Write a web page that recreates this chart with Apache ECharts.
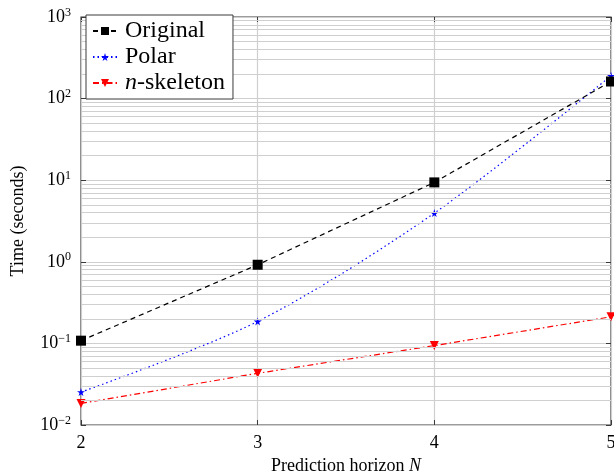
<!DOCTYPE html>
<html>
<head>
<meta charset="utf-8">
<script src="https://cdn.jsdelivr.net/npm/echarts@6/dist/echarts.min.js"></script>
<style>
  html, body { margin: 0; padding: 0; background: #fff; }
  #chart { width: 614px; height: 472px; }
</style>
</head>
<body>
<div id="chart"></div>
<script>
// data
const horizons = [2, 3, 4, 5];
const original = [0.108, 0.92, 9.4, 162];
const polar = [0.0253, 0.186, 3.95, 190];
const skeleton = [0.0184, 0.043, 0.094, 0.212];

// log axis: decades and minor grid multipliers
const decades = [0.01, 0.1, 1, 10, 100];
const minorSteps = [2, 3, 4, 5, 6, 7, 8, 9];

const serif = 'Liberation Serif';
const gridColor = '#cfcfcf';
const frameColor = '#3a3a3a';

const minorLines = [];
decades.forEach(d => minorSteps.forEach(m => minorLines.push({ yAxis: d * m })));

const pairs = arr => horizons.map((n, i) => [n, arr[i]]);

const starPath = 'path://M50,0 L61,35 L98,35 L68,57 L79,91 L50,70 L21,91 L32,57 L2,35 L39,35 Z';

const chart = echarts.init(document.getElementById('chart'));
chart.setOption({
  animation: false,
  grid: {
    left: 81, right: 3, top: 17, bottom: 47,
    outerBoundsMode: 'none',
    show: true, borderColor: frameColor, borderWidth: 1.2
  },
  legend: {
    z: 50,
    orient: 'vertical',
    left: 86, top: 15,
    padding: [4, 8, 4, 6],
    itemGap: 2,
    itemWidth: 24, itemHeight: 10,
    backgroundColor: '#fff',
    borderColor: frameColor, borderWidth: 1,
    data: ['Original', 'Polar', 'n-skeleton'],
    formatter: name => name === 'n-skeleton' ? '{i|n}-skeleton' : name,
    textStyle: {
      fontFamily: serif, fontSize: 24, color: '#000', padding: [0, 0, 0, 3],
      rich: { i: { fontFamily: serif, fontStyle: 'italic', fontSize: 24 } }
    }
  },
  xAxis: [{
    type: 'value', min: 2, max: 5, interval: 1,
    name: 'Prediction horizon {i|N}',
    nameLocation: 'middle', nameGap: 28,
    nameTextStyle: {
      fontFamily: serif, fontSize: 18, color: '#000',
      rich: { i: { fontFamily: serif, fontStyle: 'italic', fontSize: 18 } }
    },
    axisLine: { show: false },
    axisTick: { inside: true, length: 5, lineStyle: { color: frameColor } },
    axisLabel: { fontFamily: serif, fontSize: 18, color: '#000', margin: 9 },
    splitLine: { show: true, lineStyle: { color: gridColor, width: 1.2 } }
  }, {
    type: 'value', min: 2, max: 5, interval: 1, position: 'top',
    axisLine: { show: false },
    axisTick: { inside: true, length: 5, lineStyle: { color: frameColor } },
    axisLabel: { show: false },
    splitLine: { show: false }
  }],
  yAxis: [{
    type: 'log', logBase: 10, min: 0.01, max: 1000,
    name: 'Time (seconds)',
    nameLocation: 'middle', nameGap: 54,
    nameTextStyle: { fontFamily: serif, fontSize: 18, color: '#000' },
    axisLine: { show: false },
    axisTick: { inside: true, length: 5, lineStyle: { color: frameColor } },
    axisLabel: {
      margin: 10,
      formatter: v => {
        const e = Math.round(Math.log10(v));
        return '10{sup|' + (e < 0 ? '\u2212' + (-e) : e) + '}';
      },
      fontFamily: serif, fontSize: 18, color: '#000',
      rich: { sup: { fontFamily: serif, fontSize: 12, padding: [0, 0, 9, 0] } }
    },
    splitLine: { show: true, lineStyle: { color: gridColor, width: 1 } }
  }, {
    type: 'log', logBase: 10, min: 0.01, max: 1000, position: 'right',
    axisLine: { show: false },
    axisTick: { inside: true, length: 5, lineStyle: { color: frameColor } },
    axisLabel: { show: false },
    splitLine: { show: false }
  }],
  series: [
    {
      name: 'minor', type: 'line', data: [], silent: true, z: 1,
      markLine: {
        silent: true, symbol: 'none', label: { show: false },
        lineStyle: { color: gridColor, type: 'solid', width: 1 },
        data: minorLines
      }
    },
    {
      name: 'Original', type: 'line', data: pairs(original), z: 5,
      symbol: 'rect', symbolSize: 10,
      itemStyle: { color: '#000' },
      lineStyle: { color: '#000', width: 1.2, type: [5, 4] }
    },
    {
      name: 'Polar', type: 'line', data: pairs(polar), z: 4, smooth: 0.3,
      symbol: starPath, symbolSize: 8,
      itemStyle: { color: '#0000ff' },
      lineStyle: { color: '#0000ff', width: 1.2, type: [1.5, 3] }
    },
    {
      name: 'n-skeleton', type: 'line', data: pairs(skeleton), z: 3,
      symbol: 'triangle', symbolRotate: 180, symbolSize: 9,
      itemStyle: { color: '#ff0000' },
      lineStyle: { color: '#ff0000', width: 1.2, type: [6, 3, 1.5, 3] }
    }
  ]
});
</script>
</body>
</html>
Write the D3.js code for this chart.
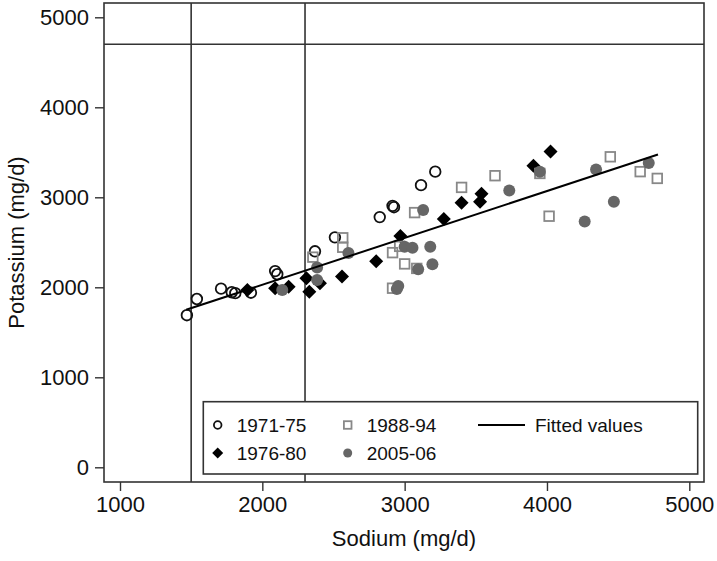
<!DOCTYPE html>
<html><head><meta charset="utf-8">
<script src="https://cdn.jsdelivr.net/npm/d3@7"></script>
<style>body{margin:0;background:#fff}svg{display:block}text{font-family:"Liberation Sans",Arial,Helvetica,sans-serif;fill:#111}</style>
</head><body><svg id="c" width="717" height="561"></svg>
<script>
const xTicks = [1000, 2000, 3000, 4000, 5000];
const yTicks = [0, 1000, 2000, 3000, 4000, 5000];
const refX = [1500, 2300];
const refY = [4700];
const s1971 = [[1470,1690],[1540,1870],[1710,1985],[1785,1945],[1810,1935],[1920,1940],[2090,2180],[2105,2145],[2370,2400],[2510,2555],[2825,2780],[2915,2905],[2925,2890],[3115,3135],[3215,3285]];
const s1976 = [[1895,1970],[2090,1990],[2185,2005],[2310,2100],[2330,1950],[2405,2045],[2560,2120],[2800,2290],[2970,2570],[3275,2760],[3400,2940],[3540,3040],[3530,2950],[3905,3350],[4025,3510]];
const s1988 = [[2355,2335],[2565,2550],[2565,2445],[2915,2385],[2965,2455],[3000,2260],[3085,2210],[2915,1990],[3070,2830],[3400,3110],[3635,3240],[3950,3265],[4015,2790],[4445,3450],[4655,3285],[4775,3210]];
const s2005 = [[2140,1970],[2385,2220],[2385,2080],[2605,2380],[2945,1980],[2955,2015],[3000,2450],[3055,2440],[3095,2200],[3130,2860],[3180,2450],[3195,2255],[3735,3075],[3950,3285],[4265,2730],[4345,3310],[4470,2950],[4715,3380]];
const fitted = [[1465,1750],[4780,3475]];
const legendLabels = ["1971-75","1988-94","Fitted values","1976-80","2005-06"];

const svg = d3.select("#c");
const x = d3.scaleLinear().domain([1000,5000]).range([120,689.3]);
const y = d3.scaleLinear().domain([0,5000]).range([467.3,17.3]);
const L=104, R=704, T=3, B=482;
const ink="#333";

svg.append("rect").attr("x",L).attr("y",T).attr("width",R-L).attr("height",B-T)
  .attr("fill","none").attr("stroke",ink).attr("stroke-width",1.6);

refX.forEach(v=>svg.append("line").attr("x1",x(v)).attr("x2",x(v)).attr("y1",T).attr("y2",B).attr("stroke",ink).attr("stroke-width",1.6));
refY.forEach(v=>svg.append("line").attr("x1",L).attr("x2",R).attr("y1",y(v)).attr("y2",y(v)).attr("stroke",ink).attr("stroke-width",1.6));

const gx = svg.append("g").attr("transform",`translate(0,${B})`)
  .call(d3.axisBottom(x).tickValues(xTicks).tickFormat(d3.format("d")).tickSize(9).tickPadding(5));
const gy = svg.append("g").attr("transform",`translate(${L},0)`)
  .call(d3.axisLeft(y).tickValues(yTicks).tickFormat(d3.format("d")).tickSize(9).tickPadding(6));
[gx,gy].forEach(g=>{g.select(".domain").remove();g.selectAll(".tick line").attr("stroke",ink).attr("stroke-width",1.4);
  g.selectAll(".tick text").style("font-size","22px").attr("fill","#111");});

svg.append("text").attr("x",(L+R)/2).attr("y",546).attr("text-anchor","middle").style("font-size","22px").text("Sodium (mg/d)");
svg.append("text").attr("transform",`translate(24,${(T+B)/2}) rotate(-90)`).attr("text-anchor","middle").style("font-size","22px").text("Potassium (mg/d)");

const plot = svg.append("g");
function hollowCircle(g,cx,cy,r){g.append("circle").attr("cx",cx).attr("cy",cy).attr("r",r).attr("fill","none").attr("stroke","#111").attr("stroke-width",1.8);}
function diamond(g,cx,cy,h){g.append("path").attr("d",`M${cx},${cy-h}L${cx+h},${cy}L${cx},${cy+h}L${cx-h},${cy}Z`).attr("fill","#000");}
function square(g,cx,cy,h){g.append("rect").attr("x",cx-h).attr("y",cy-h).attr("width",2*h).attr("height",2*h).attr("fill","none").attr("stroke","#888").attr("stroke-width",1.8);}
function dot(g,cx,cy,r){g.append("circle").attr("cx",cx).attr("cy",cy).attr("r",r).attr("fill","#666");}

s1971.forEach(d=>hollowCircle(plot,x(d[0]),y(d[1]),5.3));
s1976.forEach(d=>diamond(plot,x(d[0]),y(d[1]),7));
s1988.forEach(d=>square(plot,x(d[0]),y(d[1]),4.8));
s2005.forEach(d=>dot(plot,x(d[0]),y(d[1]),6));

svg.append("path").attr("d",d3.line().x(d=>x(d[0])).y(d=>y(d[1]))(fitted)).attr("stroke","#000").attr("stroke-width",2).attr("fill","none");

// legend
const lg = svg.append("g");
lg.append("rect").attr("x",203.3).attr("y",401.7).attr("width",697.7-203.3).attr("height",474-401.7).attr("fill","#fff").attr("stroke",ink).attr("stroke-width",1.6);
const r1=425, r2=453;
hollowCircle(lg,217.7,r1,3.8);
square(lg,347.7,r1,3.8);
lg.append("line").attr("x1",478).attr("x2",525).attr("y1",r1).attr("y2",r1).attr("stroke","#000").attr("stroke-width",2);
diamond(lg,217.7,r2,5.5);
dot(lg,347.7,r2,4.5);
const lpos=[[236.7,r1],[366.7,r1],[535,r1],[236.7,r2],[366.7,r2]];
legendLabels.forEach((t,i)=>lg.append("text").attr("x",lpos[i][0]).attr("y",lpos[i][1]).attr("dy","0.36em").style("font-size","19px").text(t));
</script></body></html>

*Short task*.
Return exactly what appears from the opening line of the material through the line with "decades.forEach(d => minorSteps.forEach(m", apart from the pictures.

*Task answer*.
Write a web page that recreates this chart with Apache ECharts.
<!DOCTYPE html>
<html>
<head>
<meta charset="utf-8">
<script src="https://cdn.jsdelivr.net/npm/echarts@6/dist/echarts.min.js"></script>
<style>
  html, body { margin: 0; padding: 0; background: #fff; }
  #chart { width: 614px; height: 472px; }
</style>
</head>
<body>
<div id="chart"></div>
<script>
// data
const horizons = [2, 3, 4, 5];
const original = [0.108, 0.92, 9.4, 162];
const polar = [0.0253, 0.186, 3.95, 190];
const skeleton = [0.0184, 0.043, 0.094, 0.212];

// log axis: decades and minor grid multipliers
const decades = [0.01, 0.1, 1, 10, 100];
const minorSteps = [2, 3, 4, 5, 6, 7, 8, 9];

const serif = 'Liberation Serif';
const gridColor = '#cfcfcf';
const frameColor = '#3a3a3a';

const minorLines = [];
decades.forEach(d => minorSteps.forEach(m => minorLines.push({ yAxis: d * m })));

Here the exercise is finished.